Unpublished but mathematically grounded¶

Dynamical isometry ↔ VFA kernel design (both concern spectral distributions controlling representation quality)
CDMA spectral partitioning ↔ HDC (Walsh-Hadamard shared tool, no formal analogy published)
Exciter-resonator ↔ non-audio computation (the LUT-as-resonator insight — Category 3)
Full six-domain unification under Peter-Weyl + Bochner + KL (this document's conjecture)

The key unpublished gap (SORF-DCT → HDC)¶

Zhang & Zhou (Neurocomputing 2024) published SORF-DCT for kernel approximation. VFA (Frady et al. 2021) proved HDC encodings are random Fourier features. The logical connection — apply SORF-DCT to HDC base vector construction — has zero publications. This is the most immediately actionable gap and likely the first thing to implement when HDC returns.
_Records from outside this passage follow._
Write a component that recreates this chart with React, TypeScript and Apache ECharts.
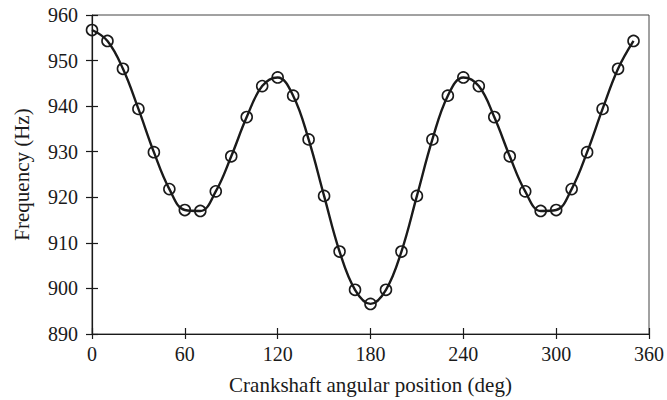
import React, { useEffect, useRef } from "react";
import * as echarts from "echarts";

const angles = [0, 10, 20, 30, 40, 50, 60, 70, 80, 90, 100, 110, 120, 130, 140, 150, 160, 170, 180, 190, 200, 210, 220, 230, 240, 250, 260, 270, 280, 290, 300, 310, 320, 330, 340, 350];
const frequency = [956.7, 954.3, 948.2, 939.4, 929.9, 921.8, 917.2, 917.0, 921.3, 929.0, 937.6, 944.4, 946.3, 942.3, 932.7, 920.3, 908.1, 899.7, 896.6, 899.7, 908.1, 920.3, 932.7, 942.3, 946.3, 944.4, 937.6, 929.0, 921.3, 917.0, 917.2, 921.8, 929.9, 939.4, 948.2, 954.3];
const xTitle = "Crankshaft angular position (deg)";
const yTitle = "Frequency (Hz)";

export default function App() {
  const ref = useRef<HTMLDivElement>(null);
  useEffect(() => {
    if (!ref.current) return;
    const chart = echarts.init(ref.current, null, { renderer: "svg" });
    const font = "Liberation Serif";
    const lineStyle = { color: "#1a1a1a", width: 1.2 };
    chart.setOption({
      animation: false,
      backgroundColor: "#ffffff",
      grid: {
        left: 92,
        right: 17,
        top: 15,
        bottom: 66,
        show: true,
        borderColor: "#444",
        borderWidth: 1,
      },
      xAxis: [
        {
          type: "value",
          min: 0,
          max: 360,
          interval: 60,
          name: xTitle,
          nameLocation: "middle",
          nameGap: 40,
          nameTextStyle: { fontFamily: font, fontSize: 21, color: "#1a1a1a" },
          axisLine: { show: true, lineStyle },
          axisTick: { show: true, length: 5, lineStyle },
          axisLabel: { fontFamily: font, fontSize: 20, color: "#1a1a1a", margin: 10 },
          splitLine: { show: false },
        },
        {
          type: "value",
          position: "bottom",
          min: 0,
          max: 360,
          interval: 60,
          axisLine: { show: false },
          axisTick: { show: true, inside: true, length: 6, lineStyle },
          axisLabel: { show: false },
          splitLine: { show: false },
        },
      ],
      yAxis: [
        {
          type: "value",
          min: 890,
          max: 960,
          interval: 10,
          name: yTitle,
          nameLocation: "middle",
          nameGap: 60,
          nameTextStyle: { fontFamily: font, fontSize: 21, color: "#1a1a1a" },
          axisLine: { show: true, lineStyle },
          axisTick: { show: true, length: 6, lineStyle },
          axisLabel: { fontFamily: font, fontSize: 20, color: "#1a1a1a", margin: 14 },
          splitLine: { show: false },
        },
        {
          type: "value",
          position: "left",
          min: 890,
          max: 960,
          interval: 10,
          axisLine: { show: false },
          axisTick: { show: true, inside: true, length: 6, lineStyle },
          axisLabel: { show: false },
          splitLine: { show: false },
        },
      ],
      series: [
        {
          type: "line",
          xAxisIndex: 0,
          yAxisIndex: 0,
          data: angles.map((a, i) => [a, frequency[i]]),
          smooth: 0.4,
          symbol: "circle",
          symbolSize: 11,
          showAllSymbol: true,
          lineStyle: { color: "#1a1a1a", width: 2.4 },
          itemStyle: { color: "rgba(255,255,255,0)", borderColor: "#1a1a1a", borderWidth: 1.6 },
        },
      ],
    });
    return () => chart.dispose();
  }, []);
  return <div ref={ref} style={{ width: 667, height: 400, position: "absolute", left: 0, top: 0 }} />;
}
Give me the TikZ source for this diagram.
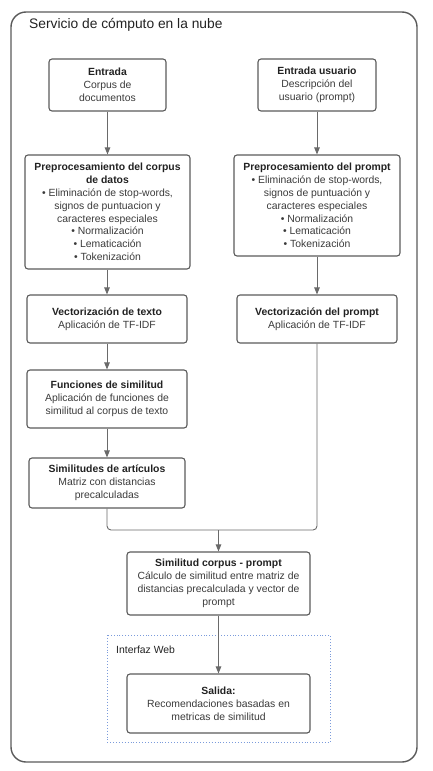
\documentclass[tikz,border=0pt]{standalone}
\usepackage{fontspec}
\setmainfont{Liberation Sans}
\usetikzlibrary{arrows.meta}
\definecolor{boxline}{HTML}{5A5A5A}
\definecolor{connc}{HTML}{6A6A6A}
\definecolor{txt}{HTML}{3A3A3A}
\definecolor{boldtxt}{HTML}{222222}
\definecolor{webline}{HTML}{7B9BDB}
\newcommand{\hd}[1]{{\bfseries\color{boldtxt}#1}}
\begin{document}
\begin{tikzpicture}[x=1pt,y=-1pt,
  box/.style={draw=boxline, line width=1.1pt, rounded corners=3pt, align=center,
    inner sep=2pt, font=\fontsize{10.4}{12.8}\selectfont, text=txt},
  conn/.style={draw=connc, line width=0.9pt, -{Triangle[length=7pt,width=5.5pt]}},
  plainconn/.style={draw=connc, line width=0.9pt, rounded corners=4pt},
]
\useasboundingbox (0,0) rectangle (432,771);
\draw[draw=boxline, line width=1.4pt, rounded corners=15pt] (11,12) rectangle (417,762);
\node[anchor=west, inner sep=0pt, font=\fontsize{13.8}{15}\selectfont, text=boldtxt] (title) at (29,25) {Servicio de cómputo en la nube};

\node[box, minimum width=117pt, minimum height=52pt] (e1) at (107.5,85)
  {\hd{Entrada}\\Corpus de\\documentos};
\node[box, minimum width=118pt, minimum height=52pt] (e2) at (317,85)
  {\hd{Entrada usuario}\\Descripción del\\usuario (prompt)};

\node[box, minimum width=165pt, minimum height=114pt] (p1) at (107.5,212)
  {\hd{Preprocesamiento del corpus}\\\hd{de datos}\\• Eliminación de stop-words,\\signos de puntuacion y\\caracteres especiales\\• Normalización\\• Lematicación\\• Tokenización};
\node[box, minimum width=166pt, minimum height=101pt] (p2) at (317,205.5)
  {\hd{Preprocesamiento del prompt}\\• Eliminación de stop-words,\\signos de puntuación y\\caracteres especiales\\• Normalización\\• Lematicación\\• Tokenización};

\node[box, minimum width=160pt, minimum height=48pt] (v1) at (107,319)
  {\hd{Vectorización de texto}\\Aplicación de TF-IDF};
\node[box, minimum width=160pt, minimum height=48pt] (v2) at (317,319)
  {\hd{Vectorización del prompt}\\Aplicación de TF-IDF};

\node[box, minimum width=160pt, minimum height=58pt] (f1) at (107,399)
  {\hd{Funciones de similitud}\\Aplicación de funciones de\\similitud al corpus de texto};
\node[box, minimum width=156pt, minimum height=50pt] (s1) at (107,483)
  {\hd{Similitudes de artículos}\\Matriz con distancias\\precalculadas};

\node[box, minimum width=183pt, minimum height=63pt] (sc) at (218.5,583.5)
  {\hd{Similitud corpus - prompt}\\Cálculo de similitud entre matriz de\\distancias precalculada y vector de\\prompt};

\draw[draw=webline, line width=0.9pt, dotted] (107,635) rectangle (330,742);
\node[anchor=west, inner sep=0pt, font=\fontsize{10.4}{12.8}\selectfont, text=boldtxt] (web) at (116,650) {Interfaz Web};

\node[box, minimum width=183pt, minimum height=59pt] (out) at (218.5,703.5)
  {\hd{Salida:}\\Recomendaciones basadas en\\metricas de similitud};

\coordinate (j) at (218.5,530);

\draw[conn] (e1.south) -- (p1.north);
\draw[conn] (e2.south) -- (p2.north);
\draw[conn] (p1.south -| v1.north) -- (v1.north);
\draw[conn] (p2.south) -- (v2.north);
\draw[conn] (v1.south) -- (f1.north);
\draw[conn] (f1.south) -- (s1.north);
\draw[plainconn] (s1.south) |- (j);
\draw[plainconn] (v2.south) |- (j);
\draw[conn] (j) -- (sc.north);
\draw[conn] (sc.south) -- (out.north);
\end{tikzpicture}
\end{document}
Candidate Unifying Theorems (For Reference)¶

These are the three theorems whose assembly would close the conjecture. All are individually textbook material.

Peter-Weyl (1927): Functions on compact groups decompose into irreducible representations. Predicts: spectral bases emerge from symmetry.

Bochner (1933): Positive-definite shift-invariant kernels are Fourier transforms of positive measures. Predicts: frequency distributions determine similarity structure.

Karhunen-Loève (1947-48): Eigenbasis of covariance operator minimizes truncated approximation error. Predicts: spectral basis is optimal for finite-dimensional encoding.

Together they predict: whenever a domain involves (a) group symmetry, (b) inner-product similarity, and © finite-dimensional approximation of smooth structure → spectral basis is optimal. All six domains satisfy conditions (a), (b), and ©.

Future Work¶

When HDC returns to UTLP:

Implement SORF-DCT base vectors — the lowest-hanging fruit from the gap analysis
Benchmark spectral vs. random — partition detection accuracy, similarity curve sharpness, Byzantine fault identification specificity
Test spectral partitioning — assign Chebyshev degree bands per coprime cycle, measure whether DCT analysis can identify which cycle is corrupted
Explore magnitude-weighted similarity — compare binary Hamming distance vs float32 magnitude-weighted dot product
Listen to the vectors — map 10,000 dimensions to audio samples. What does drift sound like? What does Byzantine corruption sound like? The ear catches structure that statistics miss.

When the conjecture is ready for formal publication:

Commission specialist review — the gap flags (particularly GAP 2: shift-invariance perturbation bounds and GAP 4: binarization survival) need functional analysis expertise
Frame as cross-domain survey with gap analysis — title: "Spectral Convergence in Representation Systems: A Cross-Domain Survey" — document the pattern, map the citations, propose the three theorems as candidate unifying principles
Do not overclaim — this is synthesis, not discovery. Every individual result is someone else's theorem. The contribution is seeing that they're all the same theorem in different clothes.

Document version: 2026-02-24 Context: HDC branch shelved in favor of scalar time for application layer. This document preserves research from the spectral convergence investigation for future HDC implementation.